Secret Garden

Show Stopper

"I see people craning their necks to look into our yard all the time," says Erwin Hubbard.

He's referring to the circa 1790 Ellicott City home he shares with his partner of 17 years
(and the property's resident gardener), Bette Chambers. Passersby simply can't help but slow down as they drive past the former toll house. 

"I always invite them to have a look around to see Bette's work," Hubbard says. "When we've had garden tours here, she always greets people at the front door, while I meet them at the end of the tour. But I tell her she has it all wrong because visitors end up giving me the accolades, which should all go to her."

Indeed, the 81-year-old Chambers, along with her late husband, Melvin, who died in 1989, planted virtually every specimen in the garden—from the graceful Bradford pear trees to the white and purple clematis, Kousa dogwood, flowering almond tree, and weeping cherry—when they purchased the property in 1955.

And while the space has continued to delight visitors—both invited and uninvited—it was not always tour worthy. When Chambers first laid eyes on the property five decades ago, it looked condemned. "When I found it, it was falling down," she says. "It was nothing but poison oak and honeysuckle and grass up to my knees, and the inside of the house wasn't any better. The basement had a dirt floor, and there weren't even any cabinets in the kitchen. My father said, 'Bette, you are out of your mind!' But I was taught early on that anything you do, you leave it more beautiful than when you found it, and that's what appealed to me."

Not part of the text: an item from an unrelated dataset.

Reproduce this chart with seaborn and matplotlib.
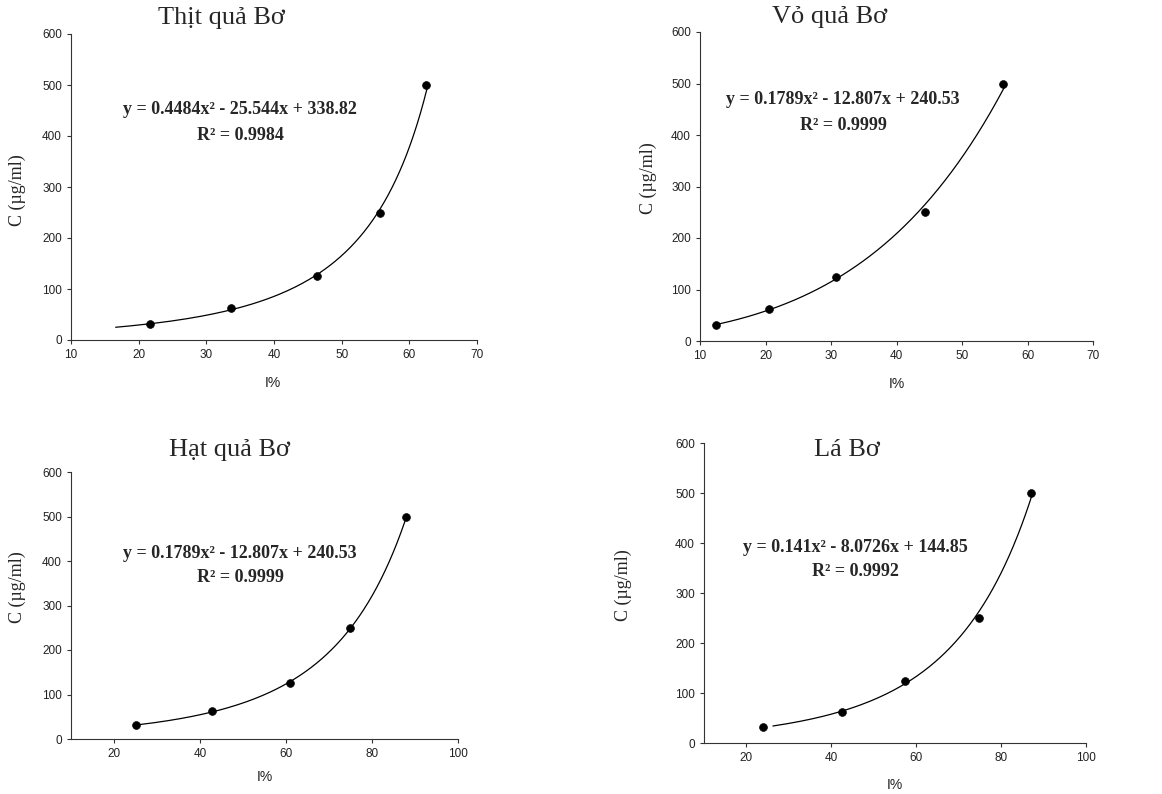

For as long as she can remember, gardening has been an integral part of Chambers's life. She earned her green thumb as a young girl by making frequent visits to her grandmother's 500-acre Ellicott City farm. "My grandmother, Martha Carolyn Baker, had a vegetable and flower garden," recalls Chambers. "Thanks to her, I was always around gardening. When you're around it, you just do it. There's nothing to putting a flower in the ground, watering it, and planting it."

Chambers, who has belonged to Howard County's Cross Country Garden Club for 52 years, and who also works as an interior designer, has a penchant for placing found objects in her garden. Her garden now features a German bathtub converted into a fountain, intricate ironwork from horse stalls that double as an entrance to the English section of her garden, and balustrades from the former Franklin Street viaduct recycled into pedestals for plants.

"I didn't plan my garden," says Chambers. "It just happened. We lost 11 trees in Hurricane Isabel, for instance, so my shade garden turned into a hot sun garden. Now it looks like my azaleas may have to come out. A garden is constantly changing. It is a lot like life, beautiful at times and other times dying. You just have to get used to it."